Autre dur coup pour le tourisme
C’est un milliard de dollars en retombées économiques que le Québec perdra avec l’annulation des croisières
L’annulation de la saison des croisières annoncée hier par le fédéral représentera des pertes énormes d’environ un milliard de dollars pour la province. À Québec et à Saguenay, la nouvelle est arrivée comme une douche froide sur une industrie touristique déjà fragilisée par la crise.
« On parle d’un milliard de retombées qui s’envolent », soupire René Trépanier, directeur général de l’association des croisières du Saint-laurent. « Ce sont des centaines d’entreprises touristiques qui ne vivent pas à 100 % des croisières, mais pour qui l’industrie fait la différence entre faire ses frais et faire du profit. »
L’annulation est forcée par la décision du ministre des Transports, Marc Garneau, d’interdire les croisières internationales de plus de 100 passagers jusqu’au 31 octobre. Plusieurs compagnies avaient malgré tout déjà commencé à annuler leur passage au Québec au cours des dernières semaines.
« Ce n’est pas une surprise, c’était quasiment inévitable. Mais il reste qu’on est très déçus, surtout pour l’industrie touristique », explique Mario Girard, PDG du Port de Québec.
PERTES MAJEURES
Dans le Vieux-québec, la nouvelle tombe comme une douche froide pour les commerçants qui ne l’avaient déjà pas facile depuis quelques semaines.
« C’est mauvais pour le quartier, c’est mauvais pour Québec, pour tous les intervenants et les guides touristiques qui accompagnent les croisiéristes, c’est évident », souligne Jacques Leclerc, gérant de la boutique La Malle aux souvenirs.
Le secteur se tourne maintenant vers les Québécois pour compenser un tant soit peu la perte des 210 M$ en retombées perdues.
« On se prépare à faire de la promotion auprès des gens du Québec et à accueillir le plus de Québécois possible », se résigne Sandra Turgeon, directrice générale de la Coopérative du quartier Petit Champlain.
« La situation touristique est désastreuse à Québec pour la prochaine année ; on n’a aucun touriste américain, européen et asiatique.

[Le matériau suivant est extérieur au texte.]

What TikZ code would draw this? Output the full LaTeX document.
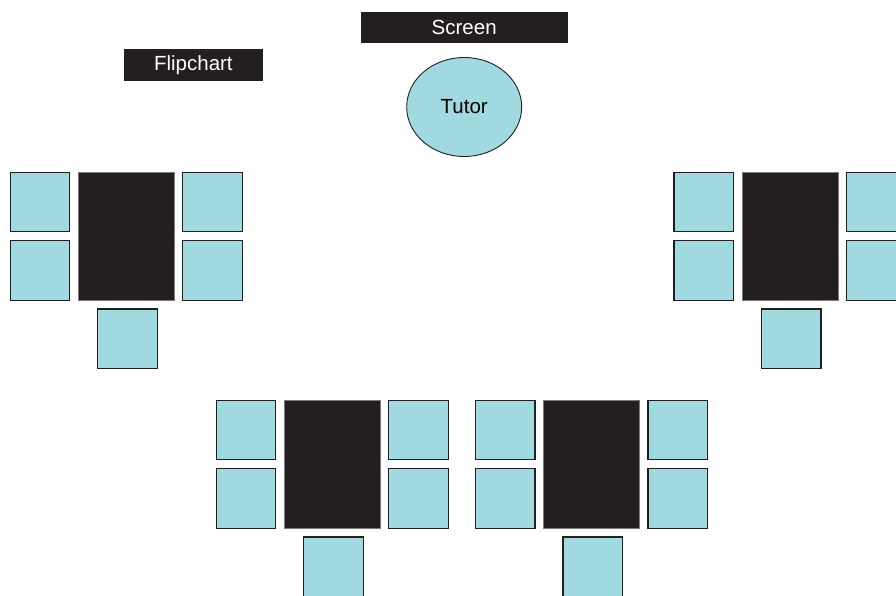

Ça va être de l’intra-québec. Moi, j’ai juste hâte qu’on annonce la réouverture des restaurants, puis qu’on puisse au moins offrir aux locaux de venir s’asseoir sur nos terrasses », ajoute Pierre Moreau, PDG du Groupe Restos Plaisirs, qui possède Le Cochon Dingue, Le Lapin Sauté et Le Café du Monde dans le Vieux-québec.
SAISON À L’EAU POUR SAGUENAY
Promotion Saguenay, qui gère la saison des croisières dans la région du Saguenay– Lac-saint-jean a de son côté indiqué que c’est une saison qui s’annonçait record qui tombe à l’eau.
« L’impact pour notre région sera majeur. [...] Il y a une incertitude importante qui règne, personne ne sait vraiment où on s’en va », indique Patrick Bérubé, directeur général de l’organisme, assurant que des mesures d’aide s’organiseront. « On ne met pas une croix sur les croisières, on met une croix sur 2020. »
Mélanie Morin, propriétaire de la boutique À moi de moi, située à deux pas du quai de croisière de La Baie, précise que c’est près de la moitié de son chiffre d’affaires annuel qui s’envole en fumée. « On vit du tourisme. Oui, des internationaux qui arrivent sur les bateaux, mais aussi des gens du coin, par exemple du LacSaint-jean, qui viennent voir les bateaux. […] C’est un grand pas en arrière qu’on fait », déplore l’artisane.
CAP SUR 2021
Prête à se laisser quelques jours pour encaisser le choc, l’industrie assure toutefois qu’elle ne s’effondrera pas à la suite de ce coup dur. Déjà, on planche sur le retour des croisiéristes pour 2021 dans une formule qui devra malgré tout être adaptée.
« On voit déjà de l’offre modifiée avec distanciation sur les bateaux qui seront probablement remplis à 40 % maximum. L’industrie devra se réinventer complètement », croit Mario Girard, assurant que Québec serait prête à toute éventualité. « On a la chance d’être une destination prisée, on sait qu’on sera en top de liste. On lèvera la main quand ils auront besoin. »
L’association des croisières du SaintLaurent croit de son côté que l’industrie peut jouer un rôle clé dans la relance économique, d’où l’importance d’être prêt en 2021. « Avec ce que ça coûte au gouvernement, ça va prendre de l’argent neuf et c’est exactement ce que les croisières font avec 95 % de clientèle internationale », fait remarquer René Trépanier.